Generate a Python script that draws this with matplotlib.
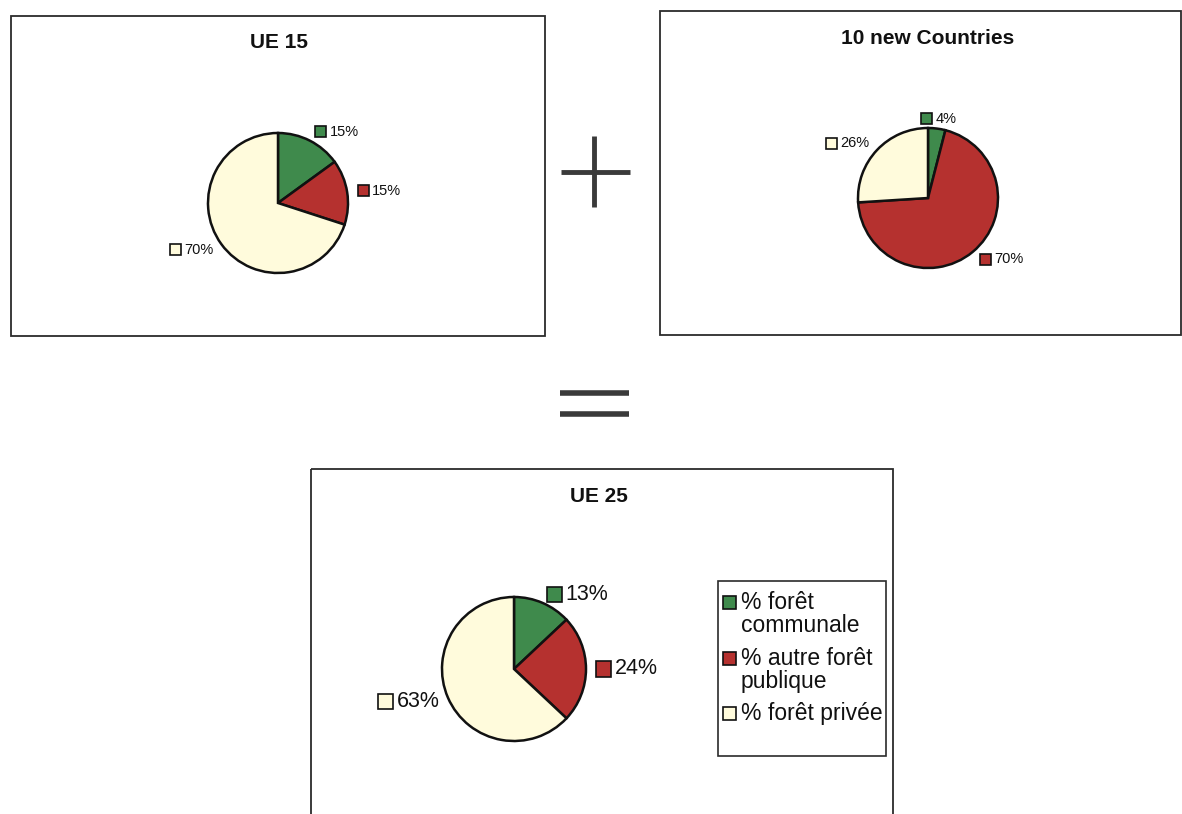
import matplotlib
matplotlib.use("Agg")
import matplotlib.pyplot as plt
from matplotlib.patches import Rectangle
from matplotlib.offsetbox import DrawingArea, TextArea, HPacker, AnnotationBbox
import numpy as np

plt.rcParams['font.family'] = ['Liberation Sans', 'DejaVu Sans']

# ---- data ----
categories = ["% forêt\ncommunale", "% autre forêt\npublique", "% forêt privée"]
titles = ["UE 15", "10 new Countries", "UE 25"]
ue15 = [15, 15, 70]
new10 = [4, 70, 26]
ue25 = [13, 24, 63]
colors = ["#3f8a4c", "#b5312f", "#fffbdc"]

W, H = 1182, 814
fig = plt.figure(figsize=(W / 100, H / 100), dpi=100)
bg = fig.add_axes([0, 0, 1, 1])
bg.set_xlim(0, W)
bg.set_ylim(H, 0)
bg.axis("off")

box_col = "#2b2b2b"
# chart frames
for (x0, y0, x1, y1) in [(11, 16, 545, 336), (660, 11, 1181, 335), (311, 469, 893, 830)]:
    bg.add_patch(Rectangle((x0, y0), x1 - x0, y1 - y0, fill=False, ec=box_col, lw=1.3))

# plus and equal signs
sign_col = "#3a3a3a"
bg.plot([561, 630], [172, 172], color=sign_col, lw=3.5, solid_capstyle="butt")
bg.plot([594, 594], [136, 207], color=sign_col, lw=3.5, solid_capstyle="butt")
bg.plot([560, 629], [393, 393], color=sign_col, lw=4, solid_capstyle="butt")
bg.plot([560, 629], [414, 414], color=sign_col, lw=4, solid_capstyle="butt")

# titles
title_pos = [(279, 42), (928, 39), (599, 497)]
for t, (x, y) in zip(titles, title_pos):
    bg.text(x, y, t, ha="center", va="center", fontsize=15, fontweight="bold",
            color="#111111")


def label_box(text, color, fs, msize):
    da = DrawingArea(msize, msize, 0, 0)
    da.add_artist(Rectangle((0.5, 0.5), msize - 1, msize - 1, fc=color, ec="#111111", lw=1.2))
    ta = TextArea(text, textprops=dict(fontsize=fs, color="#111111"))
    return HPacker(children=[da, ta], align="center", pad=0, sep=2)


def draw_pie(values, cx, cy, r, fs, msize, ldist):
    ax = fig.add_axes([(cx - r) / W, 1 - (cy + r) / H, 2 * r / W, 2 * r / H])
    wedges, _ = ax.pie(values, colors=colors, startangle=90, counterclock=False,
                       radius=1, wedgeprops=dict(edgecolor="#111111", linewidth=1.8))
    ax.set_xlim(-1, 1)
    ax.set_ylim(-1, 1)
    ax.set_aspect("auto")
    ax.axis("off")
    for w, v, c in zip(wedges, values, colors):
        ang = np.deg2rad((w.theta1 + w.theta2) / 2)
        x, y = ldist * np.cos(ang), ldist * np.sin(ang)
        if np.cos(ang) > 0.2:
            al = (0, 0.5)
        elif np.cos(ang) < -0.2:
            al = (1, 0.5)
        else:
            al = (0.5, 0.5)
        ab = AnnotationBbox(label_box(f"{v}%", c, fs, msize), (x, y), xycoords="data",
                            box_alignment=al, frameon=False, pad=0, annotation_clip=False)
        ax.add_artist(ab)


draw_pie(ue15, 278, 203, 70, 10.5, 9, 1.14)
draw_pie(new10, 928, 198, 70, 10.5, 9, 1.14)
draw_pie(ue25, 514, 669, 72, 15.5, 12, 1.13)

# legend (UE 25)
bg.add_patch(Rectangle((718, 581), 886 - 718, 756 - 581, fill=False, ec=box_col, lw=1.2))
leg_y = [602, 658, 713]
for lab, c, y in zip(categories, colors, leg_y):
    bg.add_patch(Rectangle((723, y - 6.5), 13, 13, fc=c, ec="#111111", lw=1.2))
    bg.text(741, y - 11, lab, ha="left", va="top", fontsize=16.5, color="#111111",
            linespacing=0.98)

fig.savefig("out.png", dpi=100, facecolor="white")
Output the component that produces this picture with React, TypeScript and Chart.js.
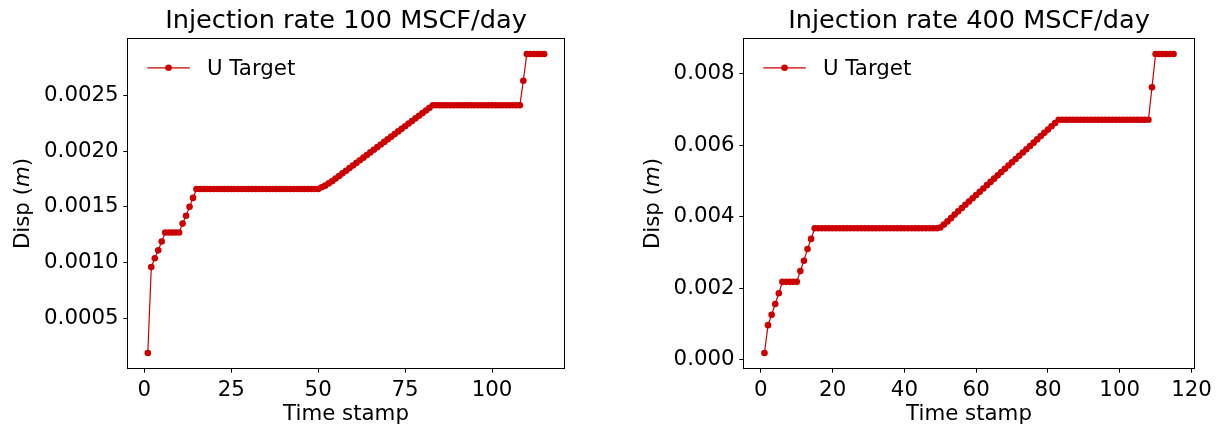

- [PROBLEM TO WORK ON] Quote the data above in full, leaving out the pictures it holds.

- [OUTPUT OF THE EXERCISE]
Generate a Python script that draws this with matplotlib.
import matplotlib
matplotlib.use("Agg")
import matplotlib.pyplot as plt
from matplotlib.patches import Rectangle
from matplotlib.offsetbox import DrawingArea, TextArea, HPacker, AnnotationBbox
import numpy as np

plt.rcParams['font.family'] = ['Liberation Sans', 'DejaVu Sans']

# ---- data ----
categories = ["% forêt\ncommunale", "% autre forêt\npublique", "% forêt privée"]
titles = ["UE 15", "10 new Countries", "UE 25"]
ue15 = [15, 15, 70]
new10 = [4, 70, 26]
ue25 = [13, 24, 63]
colors = ["#3f8a4c", "#b5312f", "#fffbdc"]

W, H = 1182, 814
fig = plt.figure(figsize=(W / 100, H / 100), dpi=100)
bg = fig.add_axes([0, 0, 1, 1])
bg.set_xlim(0, W)
bg.set_ylim(H, 0)
bg.axis("off")

box_col = "#2b2b2b"
# chart frames
for (x0, y0, x1, y1) in [(11, 16, 545, 336), (660, 11, 1181, 335), (311, 469, 893, 830)]:
    bg.add_patch(Rectangle((x0, y0), x1 - x0, y1 - y0, fill=False, ec=box_col, lw=1.3))

# plus and equal signs
sign_col = "#3a3a3a"
bg.plot([561, 630], [172, 172], color=sign_col, lw=3.5, solid_capstyle="butt")
bg.plot([594, 594], [136, 207], color=sign_col, lw=3.5, solid_capstyle="butt")
bg.plot([560, 629], [393, 393], color=sign_col, lw=4, solid_capstyle="butt")
bg.plot([560, 629], [414, 414], color=sign_col, lw=4, solid_capstyle="butt")

# titles
title_pos = [(279, 42), (928, 39), (599, 497)]
for t, (x, y) in zip(titles, title_pos):
    bg.text(x, y, t, ha="center", va="center", fontsize=15, fontweight="bold",
            color="#111111")


def label_box(text, color, fs, msize):
    da = DrawingArea(msize, msize, 0, 0)
    da.add_artist(Rectangle((0.5, 0.5), msize - 1, msize - 1, fc=color, ec="#111111", lw=1.2))
    ta = TextArea(text, textprops=dict(fontsize=fs, color="#111111"))
    return HPacker(children=[da, ta], align="center", pad=0, sep=2)


def draw_pie(values, cx, cy, r, fs, msize, ldist):
    ax = fig.add_axes([(cx - r) / W, 1 - (cy + r) / H, 2 * r / W, 2 * r / H])
    wedges, _ = ax.pie(values, colors=colors, startangle=90, counterclock=False,
                       radius=1, wedgeprops=dict(edgecolor="#111111", linewidth=1.8))
    ax.set_xlim(-1, 1)
    ax.set_ylim(-1, 1)
    ax.set_aspect("auto")
    ax.axis("off")
    for w, v, c in zip(wedges, values, colors):
        ang = np.deg2rad((w.theta1 + w.theta2) / 2)
        x, y = ldist * np.cos(ang), ldist * np.sin(ang)
        if np.cos(ang) > 0.2:
            al = (0, 0.5)
        elif np.cos(ang) < -0.2:
            al = (1, 0.5)
        else:
            al = (0.5, 0.5)
        ab = AnnotationBbox(label_box(f"{v}%", c, fs, msize), (x, y), xycoords="data",
                            box_alignment=al, frameon=False, pad=0, annotation_clip=False)
        ax.add_artist(ab)


draw_pie(ue15, 278, 203, 70, 10.5, 9, 1.14)
draw_pie(new10, 928, 198, 70, 10.5, 9, 1.14)
draw_pie(ue25, 514, 669, 72, 15.5, 12, 1.13)

# legend (UE 25)
bg.add_patch(Rectangle((718, 581), 886 - 718, 756 - 581, fill=False, ec=box_col, lw=1.2))
leg_y = [602, 658, 713]
for lab, c, y in zip(categories, colors, leg_y):
    bg.add_patch(Rectangle((723, y - 6.5), 13, 13, fc=c, ec="#111111", lw=1.2))
    bg.text(741, y - 11, lab, ha="left", va="top", fontsize=16.5, color="#111111",
            linespacing=0.98)

fig.savefig("out.png", dpi=100, facecolor="white")
Output the component that produces this picture with React, TypeScript and Chart.js.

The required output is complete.